*Plotting code records*:
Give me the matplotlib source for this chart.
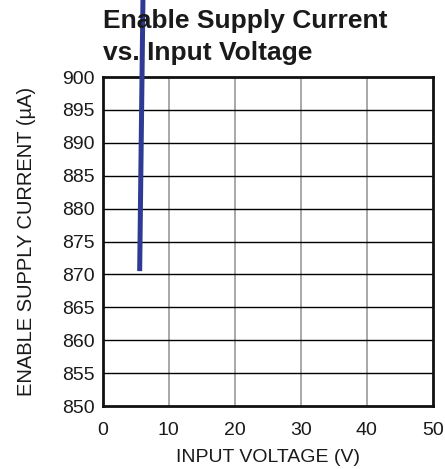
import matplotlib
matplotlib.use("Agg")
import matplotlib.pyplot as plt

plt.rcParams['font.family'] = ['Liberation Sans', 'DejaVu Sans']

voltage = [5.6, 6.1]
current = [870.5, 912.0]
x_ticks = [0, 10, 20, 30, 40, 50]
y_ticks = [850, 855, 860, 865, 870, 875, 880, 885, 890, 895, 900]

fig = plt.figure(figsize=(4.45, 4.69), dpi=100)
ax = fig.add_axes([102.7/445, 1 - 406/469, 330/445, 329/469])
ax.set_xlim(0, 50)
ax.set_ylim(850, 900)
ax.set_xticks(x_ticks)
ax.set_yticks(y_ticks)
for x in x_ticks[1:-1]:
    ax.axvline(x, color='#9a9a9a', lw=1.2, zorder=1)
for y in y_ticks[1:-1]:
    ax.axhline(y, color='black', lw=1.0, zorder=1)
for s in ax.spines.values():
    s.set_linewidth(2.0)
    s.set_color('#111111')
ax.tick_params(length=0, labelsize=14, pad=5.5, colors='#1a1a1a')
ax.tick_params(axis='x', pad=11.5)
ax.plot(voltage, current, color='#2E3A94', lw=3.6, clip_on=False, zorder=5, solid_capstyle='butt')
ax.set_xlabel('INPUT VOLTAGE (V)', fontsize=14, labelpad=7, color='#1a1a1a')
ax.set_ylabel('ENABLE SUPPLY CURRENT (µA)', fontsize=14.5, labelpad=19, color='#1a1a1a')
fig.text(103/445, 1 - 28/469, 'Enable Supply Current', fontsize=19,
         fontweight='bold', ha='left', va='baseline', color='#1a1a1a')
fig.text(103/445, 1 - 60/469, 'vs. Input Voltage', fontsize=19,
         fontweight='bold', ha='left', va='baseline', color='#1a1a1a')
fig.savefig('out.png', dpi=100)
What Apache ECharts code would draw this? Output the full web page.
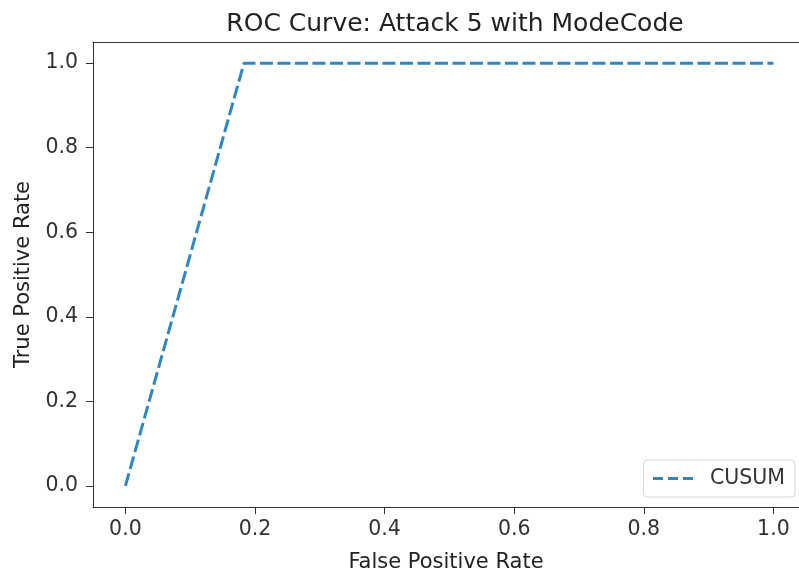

*Work instructions*:
Hand back the exact lines from the start of the entries to the line with "plt.rcParams['font.family'] = ['Liberation", both ends kept and pictures left out.

*Full response*:
Give me the matplotlib source for this chart.
import matplotlib
matplotlib.use("Agg")
import matplotlib.pyplot as plt

plt.rcParams['font.family'] = ['Liberation Sans', 'DejaVu Sans']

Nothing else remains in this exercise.